--- Begin Source material ---
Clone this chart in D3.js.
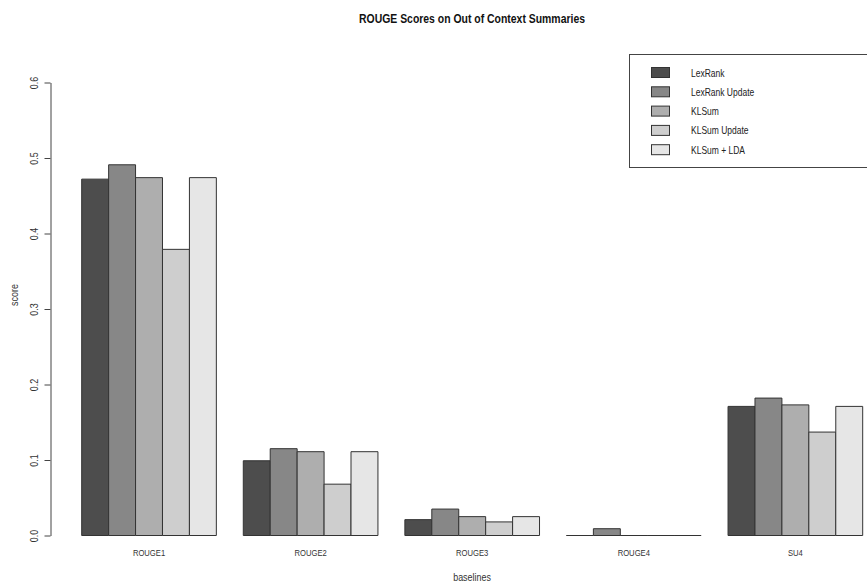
<!DOCTYPE html>
<html>
<head>
<meta charset="utf-8">
<script src="https://cdn.jsdelivr.net/npm/d3@7"></script>
<style>
  body { margin: 0; background: #fff; }
  svg { display: block; font-family: "Liberation Sans", Arial, sans-serif; }
</style>
</head>
<body>
<svg width="867" height="584"></svg>
<script>
// data
const categories = ["ROUGE1", "ROUGE2", "ROUGE3", "ROUGE4", "SU4"];
const seriesNames = ["LexRank", "LexRank Update", "KLSum", "KLSum Update", "KLSum + LDA"];
const lexRank       = [0.472, 0.099, 0.021, 0.000, 0.171];
const lexRankUpdate = [0.491, 0.115, 0.035, 0.009, 0.182];
const klSum         = [0.474, 0.111, 0.025, 0.000, 0.173];
const klSumUpdate   = [0.379, 0.068, 0.018, 0.000, 0.137];
const klSumLda      = [0.474, 0.111, 0.025, 0.000, 0.171];
const yTicks = [0, 0.1, 0.2, 0.3, 0.4, 0.5, 0.6];

// the original text is a bit narrower than Liberation Sans
const squeeze = "scale(0.85,1)";

var chart = function () {
    const svg = d3.select('svg');

    const values = [lexRank, lexRankUpdate, klSum, klSumUpdate, klSumLda];
    const rows = [];
    categories.forEach((c, i) => {
        seriesNames.forEach((s, j) => {
            rows.push({ cat: c, key: s, value: values[j][i] });
        });
    });

    const color = d3.scaleOrdinal()
        .domain(seriesNames)
        .range(["#4D4D4D", "#878787", "#AEAEAE", "#CECECE", "#E6E6E6"]);

    const x0 = d3.scaleBand()
        .domain(categories)
        .range([81.7, 862.7])
        .paddingInner(1 / 6)
        .paddingOuter(0);

    const x1 = d3.scaleBand()
        .domain(seriesNames)
        .range([0, x0.bandwidth()]);

    const yScale = d3.scaleLinear()
        .domain([0, 0.6])
        .range([535.5, 82.5]);

    // bars as paths so that zero values still show as a line on the baseline
    svg.append("g")
        .selectAll("path")
        .data(rows)
        .join("path")
            .attr("d", d => {
                const x = x0(d.cat) + x1(d.key);
                const w = x1.bandwidth();
                const y = yScale(d.value);
                const b = yScale(0);
                return `M${x},${b}V${y}H${x + w}V${b}Z`;
            })
            .attr("fill", d => color(d.key))
            .attr("stroke", "#333")
            .attr("stroke-width", 1);

    // y axis
    const yAxis = svg.append("g")
        .attr("transform", "translate(50.5,0)")
        .call(d3.axisLeft(yScale).tickValues(yTicks).tickFormat(d3.format(".1f")).tickSize(6).tickSizeOuter(0));
    yAxis.select(".domain").attr("stroke", "#444");
    yAxis.selectAll(".tick line").attr("stroke", "#444");
    yAxis.selectAll(".tick text")
        .attr("x", null).attr("dy", null)
        .attr("transform", "translate(-13,0) rotate(-90) " + squeeze)
        .attr("text-anchor", "middle")
        .attr("font-size", 10.5)
        .attr("fill", "#333");

    // group labels
    svg.append("g")
        .selectAll("text")
        .data(categories)
        .join("text")
            .attr("transform", d => `translate(${x0(d) + x0.bandwidth() / 2},556) ${squeeze}`)
            .attr("text-anchor", "middle")
            .attr("font-size", 9)
            .attr("fill", "#333")
            .text(d => d);

    // titles
    svg.append("text")
        .attr("transform", "translate(472,23) scale(0.87,1)")
        .attr("text-anchor", "middle")
        .attr("font-size", 12).attr("font-weight", "bold")
        .attr("fill", "#111")
        .text("ROUGE Scores on Out of Context Summaries");

    svg.append("text")
        .attr("transform", "translate(472,581) " + squeeze)
        .attr("text-anchor", "middle")
        .attr("font-size", 10.5).attr("fill", "#333")
        .text("baselines");

    svg.append("text")
        .attr("transform", "translate(18,295) rotate(-90) " + squeeze)
        .attr("text-anchor", "middle")
        .attr("font-size", 10.5).attr("fill", "#333")
        .text("score");

    // legend
    const legend = svg.append("g");
    legend.append("rect")
        .attr("x", 629.5).attr("y", 54.5)
        .attr("width", 260).attr("height", 113)
        .attr("fill", "#fff").attr("stroke", "#444");

    const item = legend.selectAll("g.item")
        .data(seriesNames)
        .join("g")
            .attr("class", "item")
            .attr("transform", (d, i) => `translate(0,${72.5 + i * 19.3})`);
    item.append("rect")
        .attr("x", 651.5).attr("y", -5)
        .attr("width", 18).attr("height", 10)
        .attr("fill", d => color(d))
        .attr("stroke", "#333");
    item.append("text")
        .attr("transform", "translate(691,4) " + squeeze)
        .attr("font-size", 10).attr("fill", "#222")
        .text(d => d);
};

chart();
</script>
</body>
</html>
--- End Source material ---
## Task to complete:
Reproduce the data word for word, excluding its pictures.

## Written reply:
Clone this chart in D3.js.
<!DOCTYPE html>
<html>
<head>
<meta charset="utf-8">
<script src="https://cdn.jsdelivr.net/npm/d3@7"></script>
<style>
  body { margin: 0; background: #fff; }
  svg { display: block; font-family: "Liberation Sans", Arial, sans-serif; }
</style>
</head>
<body>
<svg width="867" height="584"></svg>
<script>
// data
const categories = ["ROUGE1", "ROUGE2", "ROUGE3", "ROUGE4", "SU4"];
const seriesNames = ["LexRank", "LexRank Update", "KLSum", "KLSum Update", "KLSum + LDA"];
const lexRank       = [0.472, 0.099, 0.021, 0.000, 0.171];
const lexRankUpdate = [0.491, 0.115, 0.035, 0.009, 0.182];
const klSum         = [0.474, 0.111, 0.025, 0.000, 0.173];
const klSumUpdate   = [0.379, 0.068, 0.018, 0.000, 0.137];
const klSumLda      = [0.474, 0.111, 0.025, 0.000, 0.171];
const yTicks = [0, 0.1, 0.2, 0.3, 0.4, 0.5, 0.6];

// the original text is a bit narrower than Liberation Sans
const squeeze = "scale(0.85,1)";

var chart = function () {
    const svg = d3.select('svg');

    const values = [lexRank, lexRankUpdate, klSum, klSumUpdate, klSumLda];
    const rows = [];
    categories.forEach((c, i) => {
        seriesNames.forEach((s, j) => {
            rows.push({ cat: c, key: s, value: values[j][i] });
        });
    });

    const color = d3.scaleOrdinal()
        .domain(seriesNames)
        .range(["#4D4D4D", "#878787", "#AEAEAE", "#CECECE", "#E6E6E6"]);

    const x0 = d3.scaleBand()
        .domain(categories)
        .range([81.7, 862.7])
        .paddingInner(1 / 6)
        .paddingOuter(0);

    const x1 = d3.scaleBand()
        .domain(seriesNames)
        .range([0, x0.bandwidth()]);

    const yScale = d3.scaleLinear()
        .domain([0, 0.6])
        .range([535.5, 82.5]);

    // bars as paths so that zero values still show as a line on the baseline
    svg.append("g")
        .selectAll("path")
        .data(rows)
        .join("path")
            .attr("d", d => {
                const x = x0(d.cat) + x1(d.key);
                const w = x1.bandwidth();
                const y = yScale(d.value);
                const b = yScale(0);
                return `M${x},${b}V${y}H${x + w}V${b}Z`;
            })
            .attr("fill", d => color(d.key))
            .attr("stroke", "#333")
            .attr("stroke-width", 1);

    // y axis
    const yAxis = svg.append("g")
        .attr("transform", "translate(50.5,0)")
        .call(d3.axisLeft(yScale).tickValues(yTicks).tickFormat(d3.format(".1f")).tickSize(6).tickSizeOuter(0));
    yAxis.select(".domain").attr("stroke", "#444");
    yAxis.selectAll(".tick line").attr("stroke", "#444");
    yAxis.selectAll(".tick text")
        .attr("x", null).attr("dy", null)
        .attr("transform", "translate(-13,0) rotate(-90) " + squeeze)
        .attr("text-anchor", "middle")
        .attr("font-size", 10.5)
        .attr("fill", "#333");

    // group labels
    svg.append("g")
        .selectAll("text")
        .data(categories)
        .join("text")
            .attr("transform", d => `translate(${x0(d) + x0.bandwidth() / 2},556) ${squeeze}`)
            .attr("text-anchor", "middle")
            .attr("font-size", 9)
            .attr("fill", "#333")
            .text(d => d);

    // titles
    svg.append("text")
        .attr("transform", "translate(472,23) scale(0.87,1)")
        .attr("text-anchor", "middle")
        .attr("font-size", 12).attr("font-weight", "bold")
        .attr("fill", "#111")
        .text("ROUGE Scores on Out of Context Summaries");

    svg.append("text")
        .attr("transform", "translate(472,581) " + squeeze)
        .attr("text-anchor", "middle")
        .attr("font-size", 10.5).attr("fill", "#333")
        .text("baselines");

    svg.append("text")
        .attr("transform", "translate(18,295) rotate(-90) " + squeeze)
        .attr("text-anchor", "middle")
        .attr("font-size", 10.5).attr("fill", "#333")
        .text("score");

    // legend
    const legend = svg.append("g");
    legend.append("rect")
        .attr("x", 629.5).attr("y", 54.5)
        .attr("width", 260).attr("height", 113)
        .attr("fill", "#fff").attr("stroke", "#444");

    const item = legend.selectAll("g.item")
        .data(seriesNames)
        .join("g")
            .attr("class", "item")
            .attr("transform", (d, i) => `translate(0,${72.5 + i * 19.3})`);
    item.append("rect")
        .attr("x", 651.5).attr("y", -5)
        .attr("width", 18).attr("height", 10)
        .attr("fill", d => color(d))
        .attr("stroke", "#333");
    item.append("text")
        .attr("transform", "translate(691,4) " + squeeze)
        .attr("font-size", 10).attr("fill", "#222")
        .text(d => d);
};

chart();
</script>
</body>
</html>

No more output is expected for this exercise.